#### Provided material ####

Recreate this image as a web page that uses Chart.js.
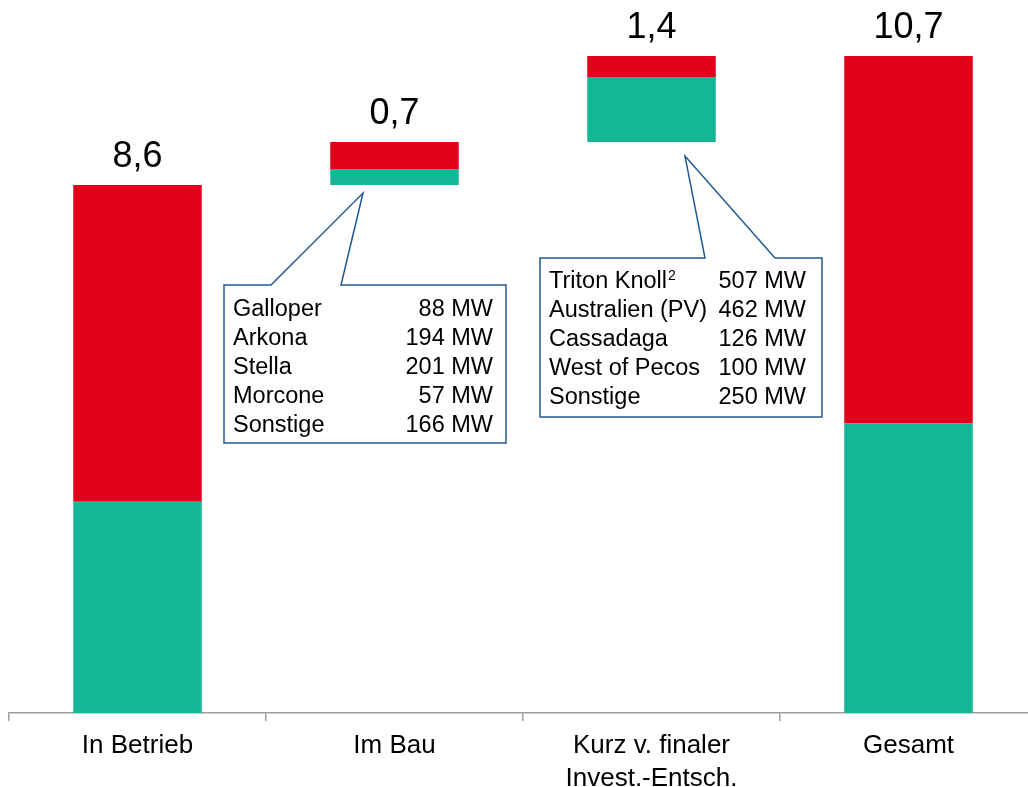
<!DOCTYPE html>
<html>
<head>
<meta charset="utf-8">
<script src="https://cdn.jsdelivr.net/npm/chart.js@4.4.1/dist/chart.umd.min.js"></script>
<style>
  html, body { margin: 0; padding: 0; background: #fff; overflow: hidden; }
  #wrap { position: relative; width: 1040px; height: 787px; }
</style>
</head>
<body>
<div id="wrap"><canvas id="c" width="1040" height="787"></canvas></div>
<script>
// Capacity in GW per stage of the pipeline
const categories = ['In Betrieb', 'Im Bau', ['Kurz v. finaler', 'Invest.-Entsch.'], 'Gesamt'];
const totalGW = [8.6, 0.7, 1.4, 10.7];
const baseGW  = [0, 8.6, 9.3, 0];
const greenGW = [3.44, 0.26, 1.06, 4.72];

// Project lists shown in the two callouts
const buildNames  = ['Galloper', 'Arkona', 'Stella', 'Morcone', 'Sonstige'];
const buildMW     = [88, 194, 201, 57, 166];
const fidNames    = ['Triton Knoll', 'Australien (PV)', 'Cassadaga', 'West of Pecos', 'Sonstige'];
const fidMW       = [507, 462, 126, 100, 250];
const fidSup      = ['2', '', '', '', ''];

const RED = '#E2001A';
const GREEN = '#15B696';
const FONT = '"Liberation Sans", Arial, Helvetica, sans-serif';
const CALLOUT_LINE = '#1F5A93';

const greenBars = baseGW.map((b, i) => [b, b + greenGW[i]]);
const redBars = baseGW.map((b, i) => [b + greenGW[i], b + totalGW[i]]);

const fmt = v => v.toFixed(1).replace('.', ',');

const annotate = {
  id: 'annotate',
  afterDatasetsDraw(chart) {
    const ctx = chart.ctx;
    const x = chart.scales.x, y = chart.scales.y;
    ctx.save();

    // totals above each bar
    ctx.fillStyle = '#000';
    ctx.font = '36px ' + FONT;
    ctx.textAlign = 'center';
    ctx.textBaseline = 'alphabetic';
    totalGW.forEach((t, i) => {
      const top = y.getPixelForValue(baseGW[i] + totalGW[i]);
      ctx.fillText(fmt(t), x.getPixelForValue(i), top - 18);
    });

    // callout box with a pointer from its top edge
    function callout(cx, tipY, box, tipDx, b1, b2, names, mw, sup, leftPad, rightPad, firstBase) {
      const L = cx + box.l, R = cx + box.r, T = box.t, B = box.b;
      ctx.beginPath();
      ctx.moveTo(L, T);
      ctx.lineTo(cx + b1, T);
      ctx.lineTo(cx + tipDx, tipY);
      ctx.lineTo(cx + b2, T);
      ctx.lineTo(R, T);
      ctx.lineTo(R, B);
      ctx.lineTo(L, B);
      ctx.closePath();
      ctx.fillStyle = '#fff';
      ctx.fill();
      ctx.strokeStyle = CALLOUT_LINE;
      ctx.lineWidth = 1.5;
      ctx.lineJoin = 'miter';
      ctx.stroke();

      ctx.fillStyle = '#000';
      ctx.textBaseline = 'alphabetic';
      names.forEach((n, k) => {
        const by = T + firstBase + k * 29;
        ctx.font = '23.5px ' + FONT;
        ctx.textAlign = 'left';
        ctx.fillText(n, L + leftPad, by);
        if (sup && sup[k]) {
          const w = ctx.measureText(n).width;
          ctx.font = '14px ' + FONT;
          ctx.fillText(sup[k], L + leftPad + w + 1, by - 8);
          ctx.font = '23.5px ' + FONT;
        }
        ctx.textAlign = 'right';
        ctx.fillText(mw[k] + ' MW', R - rightPad, by);
      });
    }

    const c1 = x.getPixelForValue(1);
    const tip1 = y.getPixelForValue(baseGW[1]) + 8;
    callout(c1, tip1, { l: -170.5, r: 111.5, t: 285, b: 443 }, -31.5, -123.5, -53.5,
            buildNames, buildMW, null, 9, 13, 31);

    const c2 = x.getPixelForValue(2);
    const tip2 = y.getPixelForValue(baseGW[2]) + 14;
    callout(c2, tip2, { l: -111.5, r: 170.5, t: 258, b: 417 }, 33.5, 53.5, 123.5,
            fidNames, fidMW, fidSup, 9, 16, 30);

    ctx.restore();
  }
};

new Chart(document.getElementById('c'), {
  type: 'bar',
  data: {
    labels: categories,
    datasets: [
      { label: 'grün', data: greenBars, backgroundColor: GREEN, grouped: false,
        barPercentage: 0.5, categoryPercentage: 1.0, borderWidth: 0, borderSkipped: false },
      { label: 'rot', data: redBars, backgroundColor: RED, grouped: false,
        barPercentage: 0.5, categoryPercentage: 1.0, borderWidth: 0, borderSkipped: false }
    ]
  },
  options: {
    responsive: false,
    animation: false,
    layout: { padding: { left: 9, right: 3, top: 7, bottom: 0 } },
    plugins: { legend: { display: false }, tooltip: { enabled: false } },
    scales: {
      x: {
        grid: { drawOnChartArea: false, drawTicks: true, tickLength: 8, color: '#9E9E9E', lineWidth: 1.5, offset: true },
        border: { display: true, color: '#9E9E9E', width: 1.5 },
        ticks: { color: '#000', font: { family: FONT, size: 26, lineHeight: 1.27 }, padding: 8, maxRotation: 0, autoSkip: false },
        afterFit(scale) { scale.height = 74; }
      },
      y: { display: false, min: 0, max: 11.5 }
    }
  },
  plugins: [annotate]
});
</script>
</body>
</html>
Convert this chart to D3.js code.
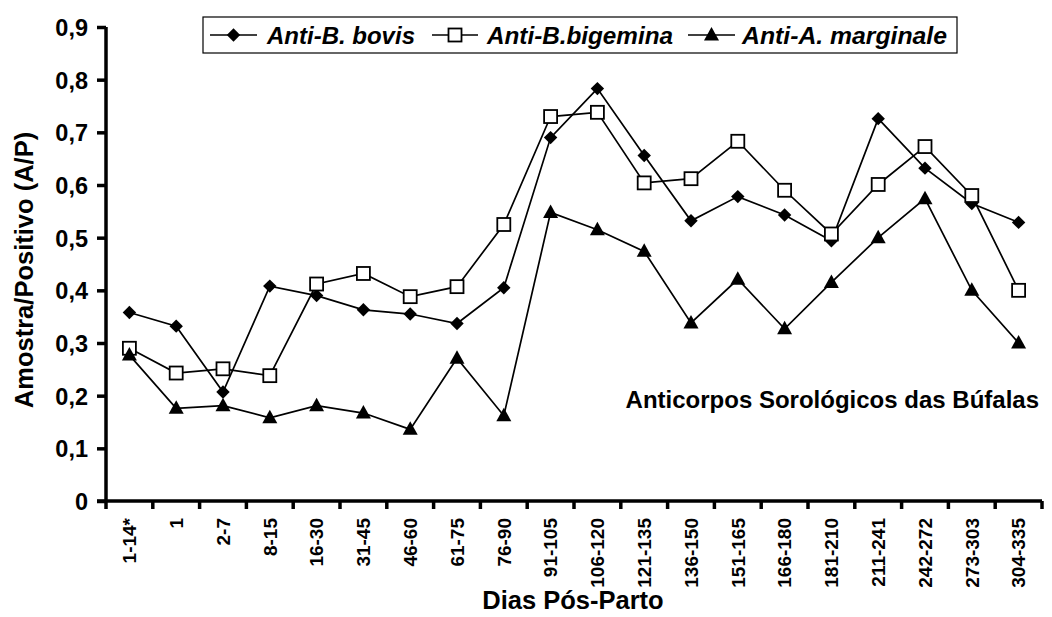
<!DOCTYPE html>
<html><head><meta charset="utf-8">
<script src="https://cdn.jsdelivr.net/npm/d3@7"></script>
<style>
body{margin:0;background:#fff;}
text{font-family:"Liberation Sans",Arial,sans-serif;font-weight:bold;fill:#000;}
</style></head>
<body><svg id="c" width="1052" height="617"></svg>
<script>
const categories = ["1-14*","1","2-7","8-15","16-30","31-45","46-60","61-75","76-90","91-105","106-120","121-135","136-150","151-165","166-180","181-210","211-241","242-272","273-303","304-335"];
const bovis = [0.358,0.332,0.207,0.408,0.390,0.363,0.355,0.337,0.405,0.690,0.783,0.656,0.532,0.578,0.543,0.494,0.726,0.632,0.565,0.529];
const bigemina = [0.290,0.243,0.251,0.238,0.412,0.432,0.388,0.407,0.525,0.730,0.738,0.604,0.612,0.683,0.590,0.507,0.601,0.673,0.580,0.400];
const marginale = [0.277,0.176,0.181,0.158,0.181,0.167,0.136,0.271,0.162,0.548,0.515,0.474,0.338,0.421,0.327,0.415,0.500,0.574,0.400,0.300];
const yTicks = [0,0.1,0.2,0.3,0.4,0.5,0.6,0.7,0.8,0.9];
const seriesNames = ["Anti-B. bovis","Anti-B.bigemina","Anti-A. marginale"];

const svg = d3.select("#c");
const L=106, R=1042, T=27, B=501;
const x = d3.scaleBand().domain(categories).range([L,R]);
const y = d3.scaleLinear().domain([0,0.9]).range([B,T]);

const fmt = d => d===0 ? "0" : d3.format(".1f")(d).replace(".",",");

// Y axis
const ya = svg.append("g").attr("transform",`translate(${L},0)`)
  .call(d3.axisLeft(y).tickValues(yTicks).tickFormat(fmt).tickSize(9).tickPadding(9));
ya.select(".domain").attr("stroke","#000").attr("stroke-width",3.5).attr("d",`M0,${T}V${B}`);
ya.selectAll(".tick line").attr("stroke","#000").attr("stroke-width",3.5);
ya.selectAll(".tick text").style("font-size","23.5px").attr("dy","0.36em");

// X axis
const xa = svg.append("g").attr("transform",`translate(0,${B})`)
  .call(d3.axisBottom(x).tickSize(0).tickPadding(0));
xa.select(".domain").attr("stroke","#000").attr("stroke-width",3.5).attr("d",`M${L-9},0H${R}`);
xa.selectAll(".tick line").remove();
xa.selectAll(".tick text").style("font-size","19px")
  .attr("transform","rotate(-90)").attr("text-anchor","end")
  .attr("x",-17).attr("y",0).attr("dy","0.36em");
// boundary ticks
const bounds = categories.map(c=>x(c)).concat([R]);
svg.append("g").selectAll("line").data(bounds).join("line")
  .attr("x1",d=>d).attr("x2",d=>d).attr("y1",B).attr("y2",B+8)
  .attr("stroke","#000").attr("stroke-width",3.5);

const cx = c => x(c)+x.bandwidth()/2;
const line = d3.line().x((d,i)=>cx(categories[i])).y(d=>y(d));

function drawMarker(g,kind,px,py){
  if(kind==="d"){
    g.append("path").attr("d",d3.symbol().type(d3.symbolSquare).size(90)()).attr("transform",`translate(${px},${py}) rotate(45)`).attr("fill","#000");
  } else if(kind==="s"){
    g.append("rect").attr("x",px-6.5).attr("y",py-6.5).attr("width",13).attr("height",13).attr("fill","#fff").attr("stroke","#000").attr("stroke-width",1.8);
  } else {
    g.append("path").attr("d",`M0,-8L7.5,5.5L-7.5,5.5Z`).attr("transform",`translate(${px},${py})`).attr("fill","#000");
  }
}
function drawSeries(vals, kind){
  svg.append("path").datum(vals).attr("d",line).attr("fill","none").attr("stroke","#000").attr("stroke-width",1.7);
  const g = svg.append("g");
  vals.forEach((v,i)=>drawMarker(g,kind,cx(categories[i]),y(v)));
}
drawSeries(bovis,"d");
drawSeries(bigemina,"s");
drawSeries(marginale,"t");

// Legend
const lg = svg.append("g");
lg.append("rect").attr("x",203).attr("y",17).attr("width",754).attr("height",36).attr("fill","#fff").attr("stroke","#000").attr("stroke-width",1.2);
const items = [{n:seriesNames[0],k:"d",x0:210,x1:257,tx:267,w:148},{n:seriesNames[1],k:"s",x0:432,x1:478,tx:487,w:186},{n:seriesNames[2],k:"t",x0:688,x1:735,tx:742,w:205}];
items.forEach(it=>{
  lg.append("line").attr("x1",it.x0).attr("x2",it.x1).attr("y1",35).attr("y2",35).attr("stroke","#000").attr("stroke-width",1.7);
  drawMarker(lg,it.k,(it.x0+it.x1)/2,35);
  lg.append("text").attr("x",it.tx).attr("y",44).style("font-size","24.5px").style("font-style","italic")
    .attr("textLength",it.w).attr("lengthAdjust","spacingAndGlyphs").text(it.n);
});

// Annotation
svg.append("text").attr("x",1039).attr("y",408).attr("text-anchor","end").style("font-size","24px").text("Anticorpos Sorológicos das Búfalas");

// Axis titles
svg.append("text").attr("transform","translate(33,270) rotate(-90)").attr("text-anchor","middle").style("font-size","25.5px").text("Amostra/Positivo (A/P)");
svg.append("text").attr("x",573).attr("y",609).attr("text-anchor","middle").style("font-size","25.5px").text("Dias Pós-Parto");
</script></body></html>
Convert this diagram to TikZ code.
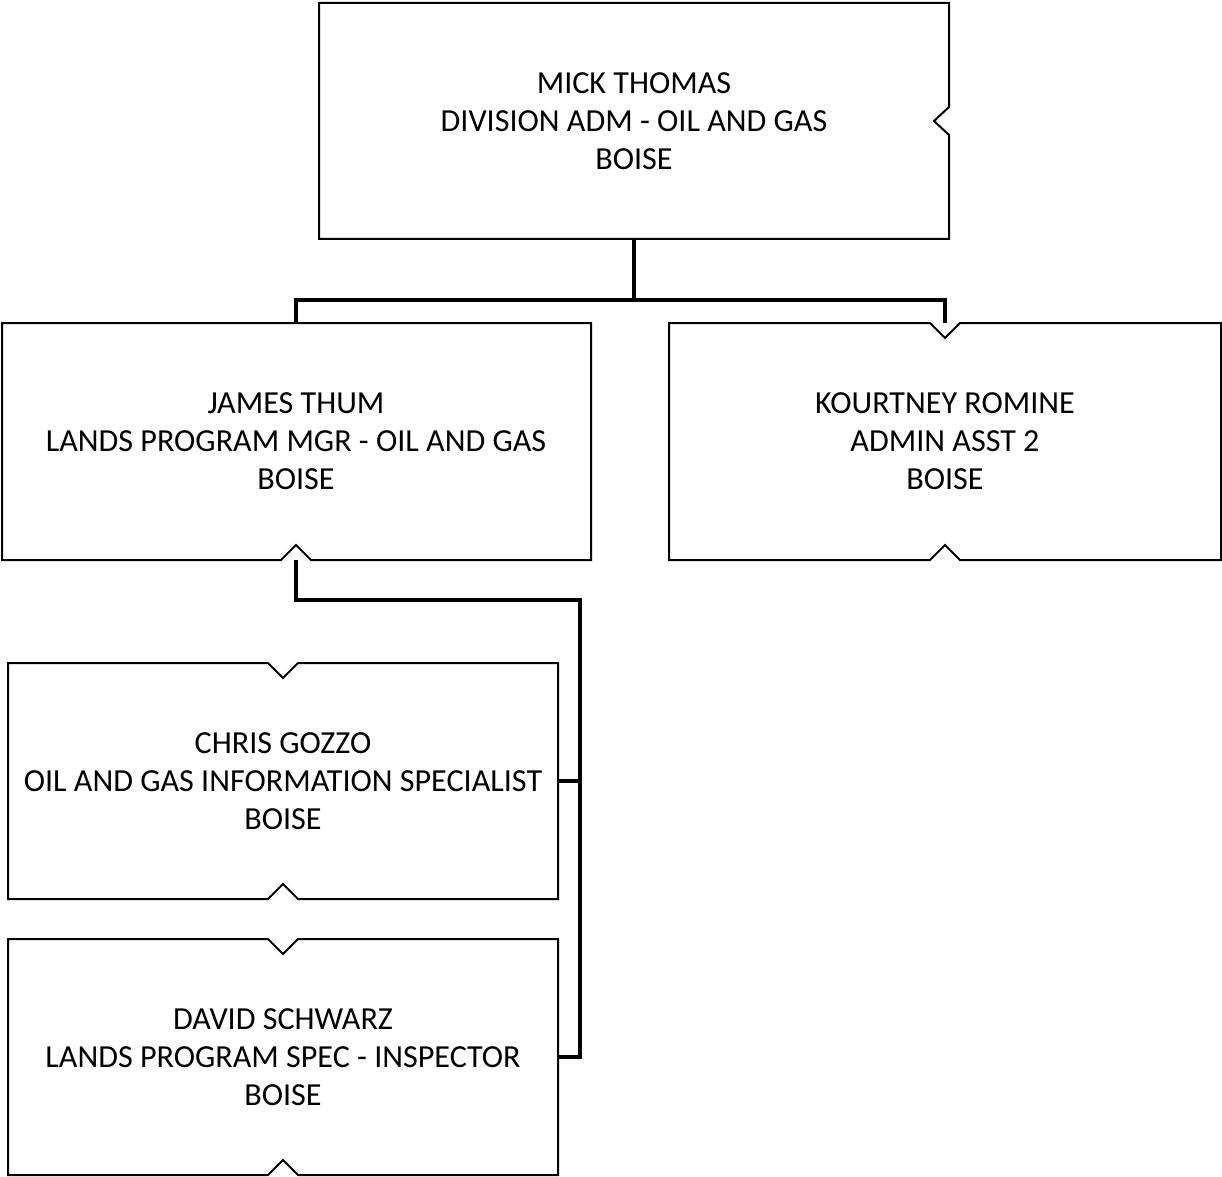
\documentclass[tikz,border=0pt]{standalone}
\usepackage{fontspec}
\setmainfont{Carlito}
\begin{document}
\begin{tikzpicture}[x=0.75pt,y=-0.75pt,
  person/.style={draw=none,inner sep=0pt,align=center,font=\fontsize{24.1pt}{28.5pt}\selectfont},
  outline/.style={draw=black,line width=1.5pt,line join=miter},
  link/.style={draw=black,line width=2.6pt,line join=miter}]
\useasboundingbox (0,0) rectangle (1222,1177);
% outlines
\draw[outline] (319,3) -- (949,3) -- (949,107) -- (934,121) -- (949,135) -- (949,239) -- (319,239) -- cycle;
\draw[outline] (2,323) -- (591,323) -- (591,560) -- (311,560) -- (296,545) -- (281,560) -- (2,560) -- cycle;
\draw[outline] (669,323) -- (930,323) -- (945,338) -- (960,323) -- (1221,323) -- (1221,560) -- (960,560) -- (945,545) -- (930,560) -- (669,560) -- cycle;
\draw[outline] (8,663) -- (268,663) -- (283,678) -- (298,663) -- (558,663) -- (558,899) -- (298,899) -- (283,884) -- (268,899) -- (8,899) -- cycle;
\draw[outline] (8,939) -- (268,939) -- (283,954) -- (298,939) -- (558,939) -- (558,1175) -- (298,1175) -- (283,1160) -- (268,1175) -- (8,1175) -- cycle;
% nodes
\node[person,minimum width=472.5pt,minimum height=177pt] (top) at (634,121) {\raisebox{-0.75pt}{\parbox{472.5pt}{\centering MICK THOMAS\\DIVISION ADM - OIL AND GAS\\BOISE}}};
\node[person,minimum width=441.75pt,minimum height=177.75pt] (james) at (296,441.5) {\raisebox{-0.75pt}{\parbox{441.75pt}{\centering JAMES THUM\\LANDS PROGRAM MGR - OIL AND GAS\\BOISE}}};
\node[person,minimum width=414pt,minimum height=177.75pt] (kourt) at (945,441.5) {\raisebox{-0.75pt}{\parbox{414pt}{\centering KOURTNEY ROMINE\\ADMIN ASST 2\\BOISE}}};
\node[person,minimum width=412.5pt,minimum height=177pt] (chris) at (283,781) {\raisebox{-0.75pt}{\parbox{412.5pt}{\centering CHRIS GOZZO\\OIL AND GAS INFORMATION SPECIALIST\\BOISE}}};
\node[person,minimum width=412.5pt,minimum height=177pt] (david) at (283,1057) {\raisebox{-0.75pt}{\parbox{412.5pt}{\centering DAVID SCHWARZ\\LANDS PROGRAM SPEC - INSPECTOR\\BOISE}}};
% connectors
\coordinate (hub) at (634,300);
\coordinate (bus) at (580,600);
\draw[link] (top.south) -- (hub);
\draw[link] (james.north) |- (hub) -| (kourt.north);
\draw[link] (james.south) |- (bus) -- (bus |- david.east) -- (david.east);
\draw[link] (chris.east) -- (chris.east -| bus);
\end{tikzpicture}
\end{document}
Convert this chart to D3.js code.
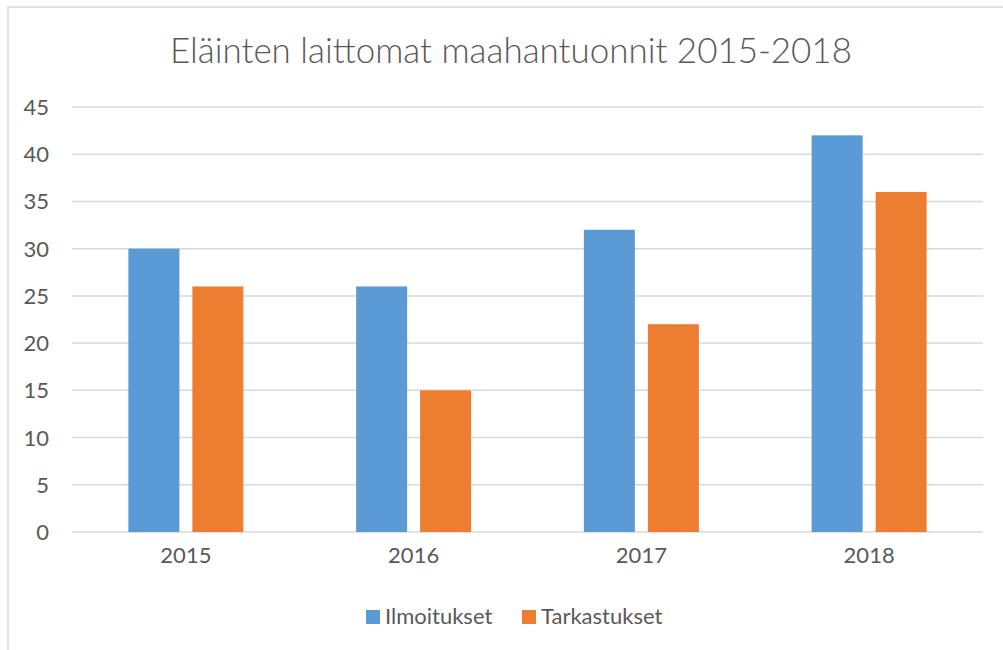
<!DOCTYPE html>
<html><head><meta charset="utf-8">
<script src="https://cdn.jsdelivr.net/npm/d3@7"></script>
<style>body{margin:0;background:#fff}svg{display:block}text{font-family:Lato,"Open Sans",sans-serif;fill:#595959}</style>
</head><body>
<script>
const categories = ["2015","2016","2017","2018"];
const seriesNames = ["Ilmoitukset","Tarkastukset"];
const ilmoitukset = [30,26,32,42];
const tarkastukset = [26,15,22,36];
const yTicks = [0,5,10,15,20,25,30,35,40,45];
const titleText = "Eläinten laittomat maahantuonnit 2015-2018";
const colors = ["#5b9bd5","#ed7d31"];

const W=1003,H=650;
const svg=d3.select("body").append("svg").attr("width",W).attr("height",H);
svg.append("rect").attr("x",8).attr("y",7).attr("width",1010).attr("height",700)
  .attr("fill","#fff").attr("stroke","#d9d9d9").attr("stroke-width",1.5);

const m={l:72,r:983,t:107,b:532};
const x=d3.scaleBand().domain(categories).range([m.l,m.r]);
const y=d3.scaleLinear().domain([0,45]).range([m.b,m.t]);
const xs=d3.scaleBand().domain(seriesNames).range([0,115]).paddingInner(13/64);

const grid=svg.append("g");
grid.selectAll("line").data(yTicks).join("line")
  .attr("x1",m.l).attr("x2",m.r).attr("y1",d=>y(d)).attr("y2",d=>y(d))
  .attr("stroke","#d9d9d9").attr("stroke-width",1.5);

const yAxis=svg.append("g").attr("transform",`translate(${m.l},0)`)
  .call(d3.axisLeft(y).tickValues(yTicks).tickSize(0).tickPadding(23));
yAxis.select(".domain").remove();
yAxis.selectAll("text").style("font-size","22px").attr("fill","#595959").attr("dy","0.34em");

const xAxis=svg.append("g").attr("transform",`translate(0,${m.b})`)
  .call(d3.axisBottom(x).tickSize(0).tickPadding(15));
xAxis.select(".domain").remove();
xAxis.selectAll("text").style("font-size","22px").attr("fill","#595959");

const data=categories.map((c,i)=>({c,vals:[ilmoitukset[i],tarkastukset[i]]}));
const groups=svg.append("g").selectAll("g").data(data).join("g")
  .attr("transform",d=>`translate(${x(d.c)+x.bandwidth()/2-57.5},0)`);
groups.selectAll("rect").data(d=>d.vals.map((v,j)=>({v,s:seriesNames[j],j}))).join("rect")
  .attr("x",d=>xs(d.s)).attr("width",xs.bandwidth())
  .attr("y",d=>y(d.v)).attr("height",d=>y(0)-y(d.v)).attr("fill",d=>colors[d.j]);

const t=svg.append("text").attr("x",511).attr("y",63).attr("text-anchor","middle")
  .style("font-size","32px").style("font-weight","300").text(titleText);
const tw=t.node().getComputedTextLength();
t.style("font-size",(32*682/tw)+"px");

const leg=svg.append("g");
const legX=[366,522];
seriesNames.forEach((s,i)=>{
  leg.append("rect").attr("x",legX[i]).attr("y",610).attr("width",14).attr("height",14).attr("fill",colors[i]);
  leg.append("text").attr("x",legX[i]+19).attr("y",624).style("font-size","22px").text(s);
});
</script>
</body></html>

####

Exercise brief: Repeat the records above exactly, from the first line through the line that contains "const greenGW = [3.44, 0.26, 1.06, 4.72];", and leave out the pictures.

Response below:
Recreate this image as a web page that uses Chart.js.
<!DOCTYPE html>
<html>
<head>
<meta charset="utf-8">
<script src="https://cdn.jsdelivr.net/npm/chart.js@4.4.1/dist/chart.umd.min.js"></script>
<style>
  html, body { margin: 0; padding: 0; background: #fff; overflow: hidden; }
  #wrap { position: relative; width: 1040px; height: 787px; }
</style>
</head>
<body>
<div id="wrap"><canvas id="c" width="1040" height="787"></canvas></div>
<script>
// Capacity in GW per stage of the pipeline
const categories = ['In Betrieb', 'Im Bau', ['Kurz v. finaler', 'Invest.-Entsch.'], 'Gesamt'];
const totalGW = [8.6, 0.7, 1.4, 10.7];
const baseGW  = [0, 8.6, 9.3, 0];
const greenGW = [3.44, 0.26, 1.06, 4.72];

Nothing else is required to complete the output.